Citing increased raw material costs, PV module encapsulant supplier Solutia said that its Saflex polyvinyl butyral (PVB) product portfolio will be subject to a 5% price increase, effective July 1. Prices for currently contracted business will be adjusted as individual contracts allow, according to the company.
“The key raw material feedstocks used to make Saflex interlayer, ethylene and propylene, are trading at or above historical highs, despite the fact that oil is well below its 2008 peak,” stated Eric Nichols, president/GM of Solutia's advanced interlayers division. “Rising costs are most pronounced in the propylene markets, where the shift to lighter feedstocks is affecting supply, in addition to increased demand.”
According to Rick Calk, VP of commercial operations for the division, the price increase is necessary due to the unprecedented increase in raw material pricing seen in the first half of 2011. “As a leading supplier of PVB interlayers and EVA encapsulants, we are fully committed to meeting the current and future needs of our customers.
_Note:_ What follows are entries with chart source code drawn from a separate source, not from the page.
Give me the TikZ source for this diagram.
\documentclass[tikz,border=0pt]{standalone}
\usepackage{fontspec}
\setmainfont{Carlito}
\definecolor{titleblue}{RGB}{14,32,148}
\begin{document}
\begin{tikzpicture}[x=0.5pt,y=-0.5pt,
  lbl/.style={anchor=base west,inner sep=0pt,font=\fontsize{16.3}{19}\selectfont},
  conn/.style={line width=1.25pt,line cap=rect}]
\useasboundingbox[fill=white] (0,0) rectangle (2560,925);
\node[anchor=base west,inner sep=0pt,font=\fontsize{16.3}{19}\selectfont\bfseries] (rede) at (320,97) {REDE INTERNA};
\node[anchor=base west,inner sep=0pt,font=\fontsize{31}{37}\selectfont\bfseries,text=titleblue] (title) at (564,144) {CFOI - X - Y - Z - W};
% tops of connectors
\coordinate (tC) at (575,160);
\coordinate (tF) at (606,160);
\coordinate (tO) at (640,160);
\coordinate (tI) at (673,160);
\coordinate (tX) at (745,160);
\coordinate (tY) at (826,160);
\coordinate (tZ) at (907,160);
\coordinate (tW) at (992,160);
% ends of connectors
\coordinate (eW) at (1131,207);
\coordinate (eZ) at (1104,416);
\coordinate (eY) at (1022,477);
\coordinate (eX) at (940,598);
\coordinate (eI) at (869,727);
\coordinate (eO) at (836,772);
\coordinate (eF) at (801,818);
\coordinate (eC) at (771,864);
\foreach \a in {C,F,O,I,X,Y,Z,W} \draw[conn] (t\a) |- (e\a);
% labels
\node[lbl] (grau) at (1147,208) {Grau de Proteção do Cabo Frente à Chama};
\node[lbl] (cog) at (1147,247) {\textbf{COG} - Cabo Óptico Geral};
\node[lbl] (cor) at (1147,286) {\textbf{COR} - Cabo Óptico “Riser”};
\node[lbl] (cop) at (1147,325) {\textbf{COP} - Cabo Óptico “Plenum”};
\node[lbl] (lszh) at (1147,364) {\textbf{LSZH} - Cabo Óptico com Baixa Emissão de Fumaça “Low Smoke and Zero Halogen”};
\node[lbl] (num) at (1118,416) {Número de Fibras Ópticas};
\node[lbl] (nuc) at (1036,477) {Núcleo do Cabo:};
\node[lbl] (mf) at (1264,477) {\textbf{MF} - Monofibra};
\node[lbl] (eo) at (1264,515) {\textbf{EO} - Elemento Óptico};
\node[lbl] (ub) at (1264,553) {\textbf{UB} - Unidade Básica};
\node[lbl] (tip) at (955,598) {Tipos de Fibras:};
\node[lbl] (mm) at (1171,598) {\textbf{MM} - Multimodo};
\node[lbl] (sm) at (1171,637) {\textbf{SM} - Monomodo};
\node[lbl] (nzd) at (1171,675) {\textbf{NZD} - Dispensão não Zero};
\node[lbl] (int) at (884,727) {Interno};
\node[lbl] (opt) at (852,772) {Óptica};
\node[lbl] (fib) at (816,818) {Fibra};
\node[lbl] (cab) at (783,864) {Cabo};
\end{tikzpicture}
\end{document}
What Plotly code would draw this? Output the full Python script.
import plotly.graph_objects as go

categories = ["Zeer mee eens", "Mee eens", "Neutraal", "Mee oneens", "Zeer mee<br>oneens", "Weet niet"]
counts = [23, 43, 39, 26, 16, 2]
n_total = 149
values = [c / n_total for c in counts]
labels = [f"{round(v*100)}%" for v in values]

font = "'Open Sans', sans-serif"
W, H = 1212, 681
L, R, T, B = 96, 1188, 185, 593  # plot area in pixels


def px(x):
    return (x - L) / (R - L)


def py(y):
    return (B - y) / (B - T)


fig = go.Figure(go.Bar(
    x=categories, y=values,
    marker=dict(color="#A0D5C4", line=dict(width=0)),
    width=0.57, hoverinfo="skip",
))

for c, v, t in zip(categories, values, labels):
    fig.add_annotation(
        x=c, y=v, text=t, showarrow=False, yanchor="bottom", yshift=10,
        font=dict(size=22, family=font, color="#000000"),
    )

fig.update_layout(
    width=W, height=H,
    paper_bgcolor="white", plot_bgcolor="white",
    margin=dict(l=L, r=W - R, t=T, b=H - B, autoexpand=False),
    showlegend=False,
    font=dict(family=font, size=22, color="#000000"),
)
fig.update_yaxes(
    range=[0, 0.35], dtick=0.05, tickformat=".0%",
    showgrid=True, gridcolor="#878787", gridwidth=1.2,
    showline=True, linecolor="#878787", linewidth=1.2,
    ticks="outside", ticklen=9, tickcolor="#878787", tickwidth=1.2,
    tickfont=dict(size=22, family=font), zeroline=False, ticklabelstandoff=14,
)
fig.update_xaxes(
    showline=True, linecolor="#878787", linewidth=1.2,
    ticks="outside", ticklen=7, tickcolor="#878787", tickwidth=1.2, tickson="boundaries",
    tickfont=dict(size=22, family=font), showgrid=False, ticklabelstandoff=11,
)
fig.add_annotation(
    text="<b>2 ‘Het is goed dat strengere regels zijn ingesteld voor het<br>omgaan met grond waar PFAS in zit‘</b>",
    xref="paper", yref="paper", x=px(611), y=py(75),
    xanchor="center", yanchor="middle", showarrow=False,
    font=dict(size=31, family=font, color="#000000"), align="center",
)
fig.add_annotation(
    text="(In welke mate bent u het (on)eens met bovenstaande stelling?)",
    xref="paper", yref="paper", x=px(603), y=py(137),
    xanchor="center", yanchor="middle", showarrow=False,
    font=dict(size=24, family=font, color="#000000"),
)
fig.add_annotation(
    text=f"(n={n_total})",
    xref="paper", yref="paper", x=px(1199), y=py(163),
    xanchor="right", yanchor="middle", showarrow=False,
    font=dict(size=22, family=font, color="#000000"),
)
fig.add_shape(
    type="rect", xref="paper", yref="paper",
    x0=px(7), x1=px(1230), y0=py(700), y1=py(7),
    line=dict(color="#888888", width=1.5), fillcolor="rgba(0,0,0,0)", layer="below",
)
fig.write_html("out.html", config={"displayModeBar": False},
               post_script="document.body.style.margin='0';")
We have recently made several significant investments to ensure long-term cost competitiveness and the stable supply of quality, high-performance interlayer products around the world, and we will continue to do so in the future.”
Solutia manufactures Saflex PVB interlayers in Ghent, Belgium; Santo Toribio, Mexico; San Jose Dos Campos, Brazil; Springfield, MA; and Suzhou, China. It operates a PVB finishing center, distribution center, and regional customer service center in Singapore. The company also produces ethylene vinyl acetate (EVA) for solar applications in Dietenheim, Germany, and Suzhou.